What this debate has done is to bring out the importance of the usage willful blindness. This is an important point of discussion for the church as the church may also fall into the same wrong of willful blindness saying that ‘ we did not know.’ But the question of ‘did we not seek to know or want to know’ is also pertinent. Whenever the church is faced with allegations of wrong doing it could be that the church leaders may feign ignorance and say we were blind to the happenings. Wrong doing could include not only the now popular topic of corruption but also the centuries old wrong doing of gender and caste related atrocities and wrongs. Discussing this more openly could bring more responsibility, accountability and the addressing of wrong doing in the church and society at large.

Monday, July 11, 2011

Religion and mobile number portability (MNP)

India introduced the mobile number portability (MNP) option for mobile phone consumers in January, 2011. Ever since, 8.54 million customers have made use of this service till April, 2011. The convenience of changing one's network provider with an SMS and continuing with one's existing number is the attraction of MNP.

Till now many people have opted out of changing their network provider because they didn't want to change their numbers as that would mean informing their numerous contacts of the change and maybe even losing friends and associates in the process.
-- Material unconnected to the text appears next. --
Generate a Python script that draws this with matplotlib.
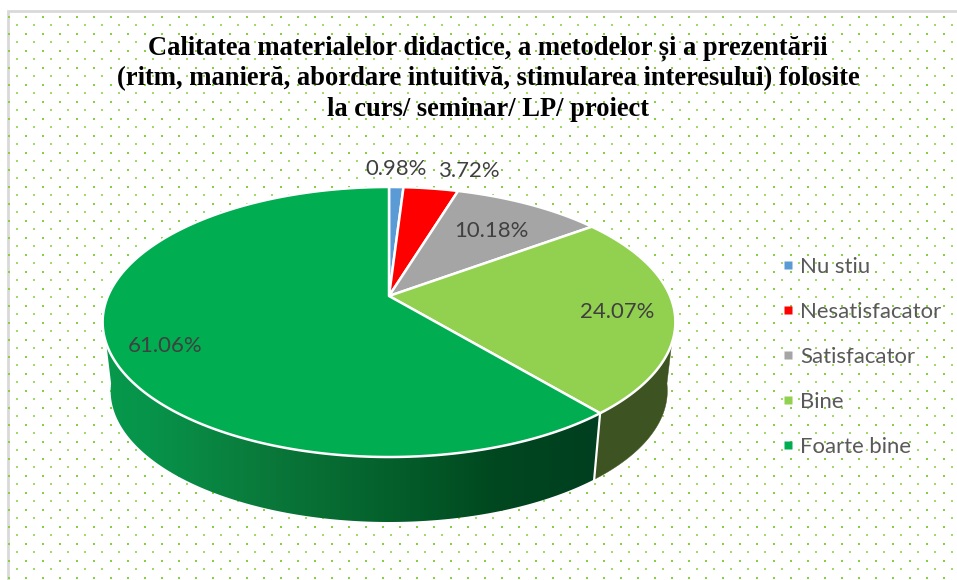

Faced with a highly competitive environment, the government has still managed to bring about this landmark change in policy with the recommendations of TRAI (Telecom Regulatory Authority of India).

Even as several service providers are sulking against the move, it has led to better services and an effort to please the consumer and prevent her/him from shifting loyalties.

One has to wonder whether religions can do the same? Many don't shift loyalties because they fear they could lose what they have and this includes family and friends. But if they could indeed shift, it could lead to a change in the percentage divisions of religions in India. This would maybe also bring about more sincerity, service and transperancy in the administration of various religions leading to satisfied followers.

A drastic change in society has seen technology leading to more egalitarian perspectives, whereas religion is leading to more authoritarian perspectives. It would thus help for us to think and practise that a religious conviction is based on the strong foundation of freedom and the freedom to choose.